**PROBLEM STATEMENT:**
Extract each line from the entries below that has the string "this" in it.

**DATASET EXTRACT:**
- - -

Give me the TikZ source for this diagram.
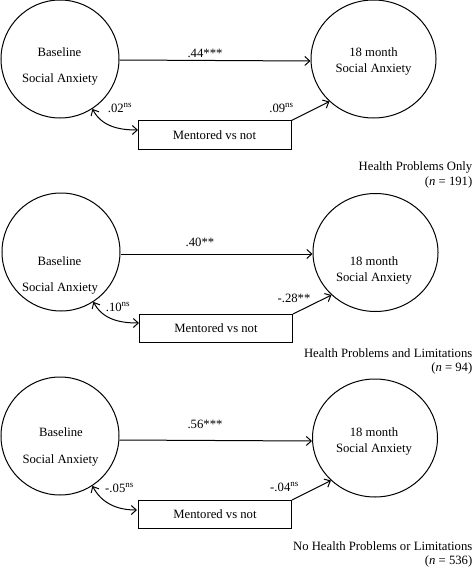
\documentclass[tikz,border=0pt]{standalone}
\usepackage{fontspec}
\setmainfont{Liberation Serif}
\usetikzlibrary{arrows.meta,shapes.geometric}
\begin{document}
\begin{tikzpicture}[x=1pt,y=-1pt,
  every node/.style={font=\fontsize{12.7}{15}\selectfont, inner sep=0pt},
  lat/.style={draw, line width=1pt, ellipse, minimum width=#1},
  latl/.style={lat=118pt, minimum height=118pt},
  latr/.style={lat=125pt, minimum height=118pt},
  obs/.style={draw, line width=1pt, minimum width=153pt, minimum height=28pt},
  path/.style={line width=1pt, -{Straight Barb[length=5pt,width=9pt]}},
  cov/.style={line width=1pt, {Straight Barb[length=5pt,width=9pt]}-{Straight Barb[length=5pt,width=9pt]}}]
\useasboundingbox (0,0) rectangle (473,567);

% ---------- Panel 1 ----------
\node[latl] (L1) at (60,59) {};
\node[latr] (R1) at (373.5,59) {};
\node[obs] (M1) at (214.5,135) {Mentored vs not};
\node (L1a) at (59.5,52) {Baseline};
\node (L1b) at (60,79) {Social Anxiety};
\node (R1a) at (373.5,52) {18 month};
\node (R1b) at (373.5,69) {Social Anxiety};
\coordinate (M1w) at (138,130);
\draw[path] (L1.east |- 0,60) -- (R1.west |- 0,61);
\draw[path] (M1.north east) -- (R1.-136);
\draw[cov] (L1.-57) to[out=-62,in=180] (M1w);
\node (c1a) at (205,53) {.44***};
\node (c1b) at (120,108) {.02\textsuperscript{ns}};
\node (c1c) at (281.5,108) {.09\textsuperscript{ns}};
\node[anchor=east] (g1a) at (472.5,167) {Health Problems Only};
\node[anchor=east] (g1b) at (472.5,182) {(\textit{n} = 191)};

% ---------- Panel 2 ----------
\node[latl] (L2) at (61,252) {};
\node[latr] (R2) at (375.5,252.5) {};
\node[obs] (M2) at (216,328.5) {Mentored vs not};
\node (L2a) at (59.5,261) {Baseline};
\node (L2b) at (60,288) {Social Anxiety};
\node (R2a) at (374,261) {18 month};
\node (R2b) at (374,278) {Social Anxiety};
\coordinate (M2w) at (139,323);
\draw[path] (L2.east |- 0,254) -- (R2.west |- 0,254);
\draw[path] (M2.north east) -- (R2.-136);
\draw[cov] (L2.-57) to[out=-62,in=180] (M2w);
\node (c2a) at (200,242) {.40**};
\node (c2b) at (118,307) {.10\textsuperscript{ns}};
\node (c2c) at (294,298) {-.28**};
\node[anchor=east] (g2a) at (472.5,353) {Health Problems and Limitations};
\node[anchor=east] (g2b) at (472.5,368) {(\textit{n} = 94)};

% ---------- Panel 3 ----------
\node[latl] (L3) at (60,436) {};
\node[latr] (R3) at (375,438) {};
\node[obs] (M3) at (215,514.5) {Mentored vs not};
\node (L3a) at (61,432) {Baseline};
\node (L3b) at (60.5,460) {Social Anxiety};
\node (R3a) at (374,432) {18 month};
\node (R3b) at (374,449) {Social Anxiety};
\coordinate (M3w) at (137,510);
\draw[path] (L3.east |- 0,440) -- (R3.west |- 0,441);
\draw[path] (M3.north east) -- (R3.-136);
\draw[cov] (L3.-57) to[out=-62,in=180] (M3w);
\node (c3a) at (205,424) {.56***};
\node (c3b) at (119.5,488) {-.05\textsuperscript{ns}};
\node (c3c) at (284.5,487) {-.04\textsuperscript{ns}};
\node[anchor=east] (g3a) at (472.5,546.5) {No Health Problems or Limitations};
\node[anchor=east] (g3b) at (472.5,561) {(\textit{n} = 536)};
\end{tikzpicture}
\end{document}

- - -

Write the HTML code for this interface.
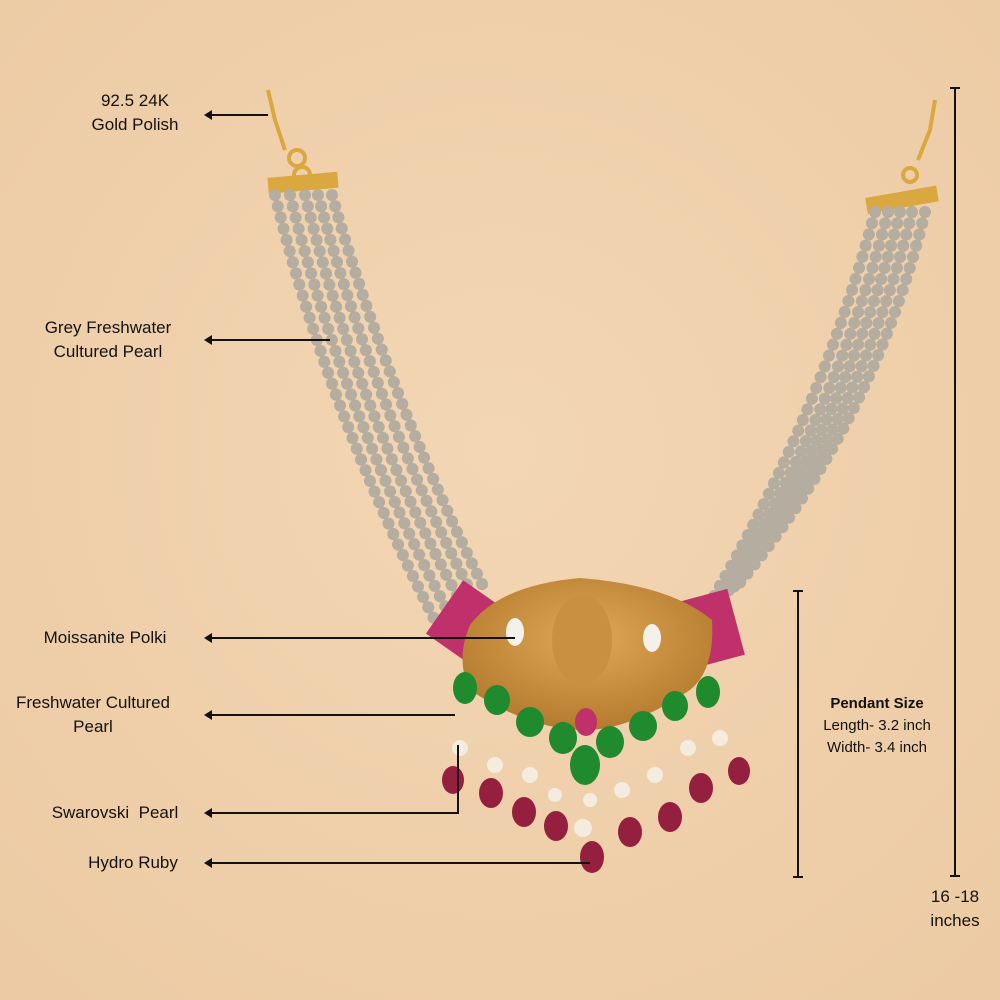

- - -

**RESULT OF THE EXERCISE:**
Give me the TikZ source for this diagram.
Write the HTML code for this interface.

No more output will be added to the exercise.